Dona Norma Arquivo pessoal
Eu também sinto, Dona Norma, e não encontro uma palavra sequer para lhe confortar. Nem mesmo uma cadeira para lhe oferecer.
E eu, do alto do meu conforto, comprei cadeiras novas para a mesa. Uma azul e outra amarela. Dos usados dos amigos da casa bonita. Direto da sala de jantar. Uma vez me enamorei por essas cadeiras na Tok Stok, mas custavam caro e eu não estava vivendo uma enchente. Deixei descansar o desejo. Quando entro na cozinha dos dois amigos, lá estavam as minhas cadeiras. Fiquei surpresa e logo manifestei a minha cobiça.
Passou um tempo e fui oferecida às cadeiras. Acho que botei olho gordo. E fechamos negócio. Brechó. Bazar. Tudo cabe no espaço do desejo. E estou eu aqui com cadeiras coloridas em tons pastéis, a pensar naquela senhora que só compra cadeiras para não perder a casa toda. Senti-me egoísta, perdulária, tudo tudo. E com vontade de oferecer as minhas cadeiras. Mas serventia mesmo, teria uma sopa quente, uma cama quente, e um banho quente, no meio daquela imundice em que ficam os lugares pós enchente. E nos meus pensamentos que são pouco úteis, me perdi em lama, em sufoco e em impotência.

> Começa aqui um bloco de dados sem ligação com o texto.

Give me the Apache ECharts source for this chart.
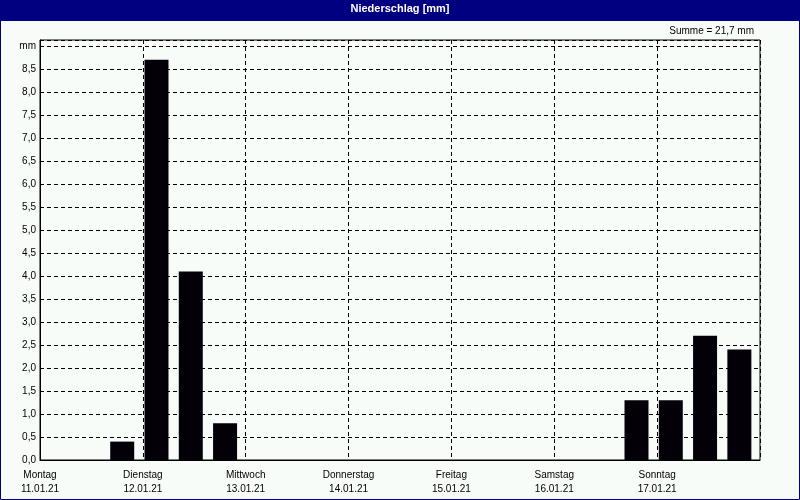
<!DOCTYPE html>
<html>
<head>
<meta charset="utf-8">
<script src="https://cdn.jsdelivr.net/npm/echarts@6/dist/echarts.min.js"></script>
<style>
html,body{margin:0;padding:0;background:#f8fcf8;}
#chart{width:800px;height:500px;}
</style>
</head>
<body>
<div id="chart"></div>
<script>
// 8-hour intervals, Monday 11.01.21 00:00 to Sunday 17.01.21 24:00
const intervals = [
  'Mo 00-08','Mo 08-16','Mo 16-24',
  'Di 00-08','Di 08-16','Di 16-24',
  'Mi 00-08','Mi 08-16','Mi 16-24',
  'Do 00-08','Do 08-16','Do 16-24',
  'Fr 00-08','Fr 08-16','Fr 16-24',
  'Sa 00-08','Sa 08-16','Sa 16-24',
  'So 00-08','So 08-16','So 16-24'
];
const precipitation = [
  0, 0, 0.4,
  8.7, 4.1, 0.8,
  0, 0, 0,
  0, 0, 0,
  0, 0, 0,
  0, 0, 1.3,
  1.3, 2.7, 2.4
];
const dayNames = ['Montag','Dienstag','Mittwoch','Donnerstag','Freitag','Samstag','Sonntag'];
const dayDates = ['11.01.21','12.01.21','13.01.21','14.01.21','15.01.21','16.01.21','17.01.21'];
const yTickLabels = ['0,0','0,5','1,0','1,5','2,0','2,5','3,0','3,5','4,0','4,5','5,0','5,5','6,0','6,5','7,0','7,5','8,0','8,5','mm'];
const titleText = 'Niederschlag [mm]';

const FONT = '"Liberation Sans", Arial, sans-serif';
const total = precipitation.reduce((a, b) => a + b, 0);
const sumText = 'Summe = ' + total.toFixed(1).replace('.', ',') + ' mm';
const dash = [4, 3];

const chart = echarts.init(document.getElementById('chart'), null, {renderer: 'canvas'});
chart.setOption({
  animation: false,
  backgroundColor: '#f8fcf8',
  textStyle: {fontFamily: FONT},
  title: [
    {text: titleText, left: 'center', top: 0, padding: [3, 5],
     textStyle: {color: '#ffffff', fontSize: 11, fontWeight: 'bold', fontFamily: FONT}},
    {text: sumText, right: 41, top: 21,
     textStyle: {color: '#000000', fontSize: 10, fontWeight: 'normal', fontFamily: FONT}}
  ],
  graphic: [
    {type: 'rect', z: -1, shape: {x: 0, y: 0, width: 800, height: 21}, style: {fill: '#000080'}},
    {type: 'rect', z: 100, shape: {x: 0.5, y: 0.5, width: 799, height: 499},
     style: {fill: null, stroke: '#000080', lineWidth: 1}}
  ],
  grid: {left: 40, right: 40, top: 40, bottom: 40, show: true, borderColor: '#000', borderWidth: 1, backgroundColor: 'transparent'},
  xAxis: [
    {type: 'category', data: intervals, boundaryGap: true,
     axisLine: {show: false}, axisTick: {show: false}, axisLabel: {show: false}, splitLine: {show: false}},
    {type: 'value', min: 0, max: 7, interval: 1, position: 'bottom',
     axisLine: {show: true, lineStyle: {color: '#000', width: 1}},
     axisTick: {show: false},
     splitLine: {show: true, lineStyle: {color: '#000', type: dash, width: 1}},
     axisLabel: {show: true, showMinLabel: true, showMaxLabel: true, margin: 8,
       color: '#000', fontSize: 10, lineHeight: 14, fontFamily: FONT,
       formatter: function (v) {
         const i = Math.round(v);
         return i < dayNames.length ? dayNames[i] + '\n' + dayDates[i] : '';
       }}}
  ],
  yAxis: {
    type: 'value', min: 0, max: 9 + 6 / 46, interval: 0.5,
    axisLine: {show: true, lineStyle: {color: '#000', width: 1}},
    axisTick: {show: false},
    splitLine: {show: true, lineStyle: {color: '#000', type: dash, width: 1}},
    axisLabel: {color: '#000', fontSize: 10, margin: 4, fontFamily: FONT, showMaxLabel: true,
      formatter: function (v) {
        const i = Math.round(v / 0.5);
        if (Math.abs(v - i * 0.5) > 1e-6) return '';
        return yTickLabels[i] !== undefined ? yTickLabels[i] : '';
      }}
  },
  series: [
    {type: 'bar', xAxisIndex: 0, data: precipitation, barWidth: 24, barGap: '0%',
     itemStyle: {color: '#040008'}, silent: true},
    {type: 'bar', xAxisIndex: 0, data: [], barWidth: 7, barGap: '0%', silent: true}
  ]
});
</script>
</body>
</html>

Mas, botei gosto nas minhas cadeiras e fiquei a pensar na utilidade das coisas e de como tudo é relativo. Agora mesmo, nesse calor escaldante de que vale uma cadeira colorida? Bom mesmo é um ar condicionado geladinho, um sorvete de laranja, ou um banho de mar, como o que tomei ontem, com água verde esmeralda e translúcida.
Nós aqui, embaixo do Equador, temos a seca e fome, e um calor escaldante, mas no litoral, temos a brisa, e nada de enchentes. Nada de tornados. De El Niños, frios congelantes do midwest americano. Assisti ao filme
A Sociedade da Neve (Direção Juan Antonio Bayona, Espanha 2023), sobre um voo que colide com uma geleira nos Andes. Apenas 16 dos seus 45 passageiros sobreviveram ao
acidente . Num ambiente hostil, os sobreviventes têm que ultrapassar limites inimagináveis em busca da vida. O filme é muito bom, e mostra os dilemas de quando se está entre a vida e a morte. O forte, o frágil, o rígido, o valente, o destemido, o medroso, o que sucumbe rápido, aquele que anima todos, o que cuida, o que se desespera, e no meio da branquidão inóspita e desafiadora, não é que eles se salvam? eu quase morro no conforto da minha cama. E pensei: sou das que jamais teriam coragem de sair pelos Andes em busca do socorro. Morreria gelada. Sem forças. Entregue.
E por entre a neve, enchentes, cadeiras, e climas extremados a gente termina janeiro. Assustados.